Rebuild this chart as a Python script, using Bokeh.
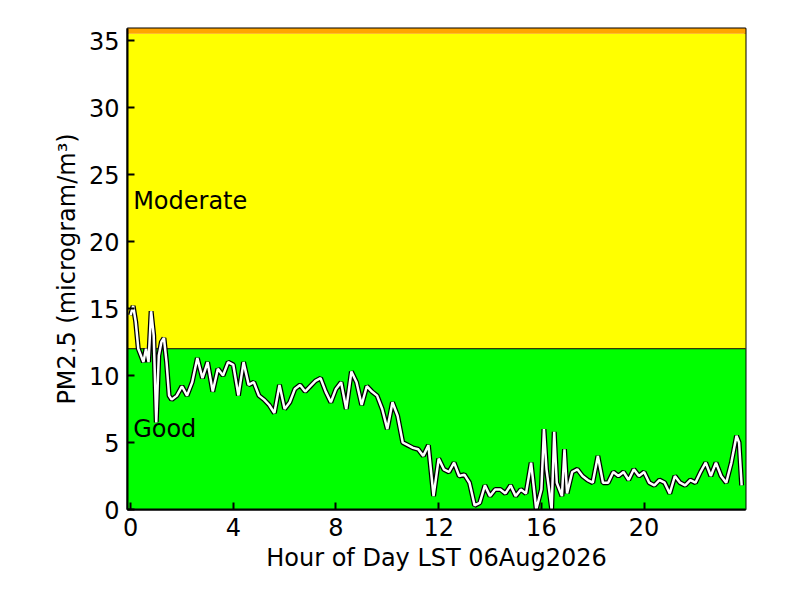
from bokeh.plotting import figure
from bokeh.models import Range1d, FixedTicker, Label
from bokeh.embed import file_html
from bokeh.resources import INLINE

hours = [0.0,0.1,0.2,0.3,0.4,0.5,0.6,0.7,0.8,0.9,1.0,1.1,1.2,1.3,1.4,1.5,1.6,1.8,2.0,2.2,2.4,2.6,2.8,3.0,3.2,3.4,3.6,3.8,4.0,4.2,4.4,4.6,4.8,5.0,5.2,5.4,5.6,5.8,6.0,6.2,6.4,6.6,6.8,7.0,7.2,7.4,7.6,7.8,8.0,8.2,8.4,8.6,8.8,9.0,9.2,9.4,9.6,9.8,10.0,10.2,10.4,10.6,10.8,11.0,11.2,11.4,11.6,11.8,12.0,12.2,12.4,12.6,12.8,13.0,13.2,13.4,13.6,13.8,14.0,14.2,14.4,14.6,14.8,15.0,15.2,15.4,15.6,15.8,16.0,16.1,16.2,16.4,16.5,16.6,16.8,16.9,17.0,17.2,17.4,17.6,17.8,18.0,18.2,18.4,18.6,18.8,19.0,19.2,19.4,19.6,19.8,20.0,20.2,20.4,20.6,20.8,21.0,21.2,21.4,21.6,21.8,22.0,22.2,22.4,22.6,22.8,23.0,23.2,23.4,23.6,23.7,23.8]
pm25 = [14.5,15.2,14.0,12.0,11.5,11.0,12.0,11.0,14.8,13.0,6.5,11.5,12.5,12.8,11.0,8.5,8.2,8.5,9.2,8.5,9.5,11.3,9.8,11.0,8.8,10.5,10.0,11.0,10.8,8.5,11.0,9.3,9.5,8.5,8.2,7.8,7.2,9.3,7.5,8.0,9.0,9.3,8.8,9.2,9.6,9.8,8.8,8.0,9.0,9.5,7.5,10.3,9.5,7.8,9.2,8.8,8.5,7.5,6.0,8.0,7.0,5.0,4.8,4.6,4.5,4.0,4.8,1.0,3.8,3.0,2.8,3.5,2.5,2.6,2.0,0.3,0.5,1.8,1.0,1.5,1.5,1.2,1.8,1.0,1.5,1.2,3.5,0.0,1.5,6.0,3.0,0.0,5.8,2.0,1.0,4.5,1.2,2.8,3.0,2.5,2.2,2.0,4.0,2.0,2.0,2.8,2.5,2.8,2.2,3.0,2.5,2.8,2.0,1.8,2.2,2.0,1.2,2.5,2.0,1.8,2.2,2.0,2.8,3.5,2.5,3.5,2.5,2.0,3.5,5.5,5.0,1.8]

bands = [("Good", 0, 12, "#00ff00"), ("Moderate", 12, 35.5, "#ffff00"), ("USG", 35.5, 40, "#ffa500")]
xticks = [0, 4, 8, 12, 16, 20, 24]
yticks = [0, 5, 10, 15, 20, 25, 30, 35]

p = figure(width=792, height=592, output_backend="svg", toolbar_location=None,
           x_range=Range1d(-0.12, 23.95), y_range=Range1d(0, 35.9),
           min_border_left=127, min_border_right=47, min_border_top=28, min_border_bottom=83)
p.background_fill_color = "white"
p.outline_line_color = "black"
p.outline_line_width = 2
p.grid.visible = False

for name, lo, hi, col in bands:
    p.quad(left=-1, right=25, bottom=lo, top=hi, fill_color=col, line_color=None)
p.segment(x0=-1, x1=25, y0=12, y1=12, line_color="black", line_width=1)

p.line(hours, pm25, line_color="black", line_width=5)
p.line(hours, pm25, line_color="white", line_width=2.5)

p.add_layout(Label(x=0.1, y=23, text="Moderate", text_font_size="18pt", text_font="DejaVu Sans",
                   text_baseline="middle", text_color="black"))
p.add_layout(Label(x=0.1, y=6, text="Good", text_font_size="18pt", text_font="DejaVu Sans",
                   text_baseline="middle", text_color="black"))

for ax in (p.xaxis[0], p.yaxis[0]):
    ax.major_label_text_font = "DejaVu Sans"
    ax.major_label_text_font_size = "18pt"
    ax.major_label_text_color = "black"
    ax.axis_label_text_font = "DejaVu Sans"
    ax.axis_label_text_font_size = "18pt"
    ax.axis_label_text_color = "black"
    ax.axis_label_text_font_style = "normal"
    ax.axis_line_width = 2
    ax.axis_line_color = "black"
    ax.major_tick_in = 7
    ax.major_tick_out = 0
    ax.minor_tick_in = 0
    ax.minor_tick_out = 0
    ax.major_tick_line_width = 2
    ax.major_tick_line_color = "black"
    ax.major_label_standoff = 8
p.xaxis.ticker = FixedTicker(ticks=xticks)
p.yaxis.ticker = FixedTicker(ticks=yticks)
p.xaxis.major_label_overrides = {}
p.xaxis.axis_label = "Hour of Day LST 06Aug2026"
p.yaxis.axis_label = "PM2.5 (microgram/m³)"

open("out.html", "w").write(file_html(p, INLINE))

▬▬▬▬▬▬

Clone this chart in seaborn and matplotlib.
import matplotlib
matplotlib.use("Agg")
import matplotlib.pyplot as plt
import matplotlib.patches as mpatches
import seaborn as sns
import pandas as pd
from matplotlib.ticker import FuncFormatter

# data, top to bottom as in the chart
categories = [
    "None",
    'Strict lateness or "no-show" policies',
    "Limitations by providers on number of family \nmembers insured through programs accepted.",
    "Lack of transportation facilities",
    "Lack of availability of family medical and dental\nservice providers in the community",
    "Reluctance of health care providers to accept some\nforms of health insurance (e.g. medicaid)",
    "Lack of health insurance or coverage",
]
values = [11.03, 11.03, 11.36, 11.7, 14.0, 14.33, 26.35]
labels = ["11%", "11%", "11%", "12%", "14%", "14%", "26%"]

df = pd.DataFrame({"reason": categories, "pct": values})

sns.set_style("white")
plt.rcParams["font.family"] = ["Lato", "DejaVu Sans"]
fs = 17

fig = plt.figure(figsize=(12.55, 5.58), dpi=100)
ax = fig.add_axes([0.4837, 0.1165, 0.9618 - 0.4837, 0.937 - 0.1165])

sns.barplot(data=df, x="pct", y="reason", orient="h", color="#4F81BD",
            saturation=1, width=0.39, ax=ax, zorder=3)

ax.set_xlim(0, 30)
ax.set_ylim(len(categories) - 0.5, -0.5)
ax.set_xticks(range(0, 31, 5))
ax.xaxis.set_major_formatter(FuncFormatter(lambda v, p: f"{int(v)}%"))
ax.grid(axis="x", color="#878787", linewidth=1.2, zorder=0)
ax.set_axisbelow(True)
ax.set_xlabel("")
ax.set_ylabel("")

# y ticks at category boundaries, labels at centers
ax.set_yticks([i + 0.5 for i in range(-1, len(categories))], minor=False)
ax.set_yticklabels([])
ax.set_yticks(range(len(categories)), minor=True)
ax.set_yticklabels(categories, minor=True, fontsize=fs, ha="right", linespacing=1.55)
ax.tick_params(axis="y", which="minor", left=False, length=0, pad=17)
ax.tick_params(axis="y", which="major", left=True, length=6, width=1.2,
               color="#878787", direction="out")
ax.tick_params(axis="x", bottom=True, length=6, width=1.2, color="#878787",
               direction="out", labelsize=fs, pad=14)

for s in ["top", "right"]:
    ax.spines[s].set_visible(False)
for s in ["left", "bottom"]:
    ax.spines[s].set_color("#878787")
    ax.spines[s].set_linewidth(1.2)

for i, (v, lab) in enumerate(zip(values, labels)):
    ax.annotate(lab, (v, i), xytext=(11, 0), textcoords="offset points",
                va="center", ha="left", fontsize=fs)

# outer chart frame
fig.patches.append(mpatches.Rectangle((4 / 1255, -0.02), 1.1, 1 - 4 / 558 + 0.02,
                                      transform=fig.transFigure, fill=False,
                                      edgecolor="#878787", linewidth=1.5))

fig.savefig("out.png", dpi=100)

▬▬▬▬▬▬

__TASK STATEMENT__: Output exactly one stretch of the listing: from the line containing "Clone this chart in seaborn and matplotlib." through the line containing "ax = fig.add_axes([0.4837, 0.1165, 0.9618", both end lines included.

__PROBLEM SOLUTION__:
Clone this chart in seaborn and matplotlib.
import matplotlib
matplotlib.use("Agg")
import matplotlib.pyplot as plt
import matplotlib.patches as mpatches
import seaborn as sns
import pandas as pd
from matplotlib.ticker import FuncFormatter

# data, top to bottom as in the chart
categories = [
    "None",
    'Strict lateness or "no-show" policies',
    "Limitations by providers on number of family \nmembers insured through programs accepted.",
    "Lack of transportation facilities",
    "Lack of availability of family medical and dental\nservice providers in the community",
    "Reluctance of health care providers to accept some\nforms of health insurance (e.g. medicaid)",
    "Lack of health insurance or coverage",
]
values = [11.03, 11.03, 11.36, 11.7, 14.0, 14.33, 26.35]
labels = ["11%", "11%", "11%", "12%", "14%", "14%", "26%"]

df = pd.DataFrame({"reason": categories, "pct": values})

sns.set_style("white")
plt.rcParams["font.family"] = ["Lato", "DejaVu Sans"]
fs = 17

fig = plt.figure(figsize=(12.55, 5.58), dpi=100)
ax = fig.add_axes([0.4837, 0.1165, 0.9618 - 0.4837, 0.937 - 0.1165])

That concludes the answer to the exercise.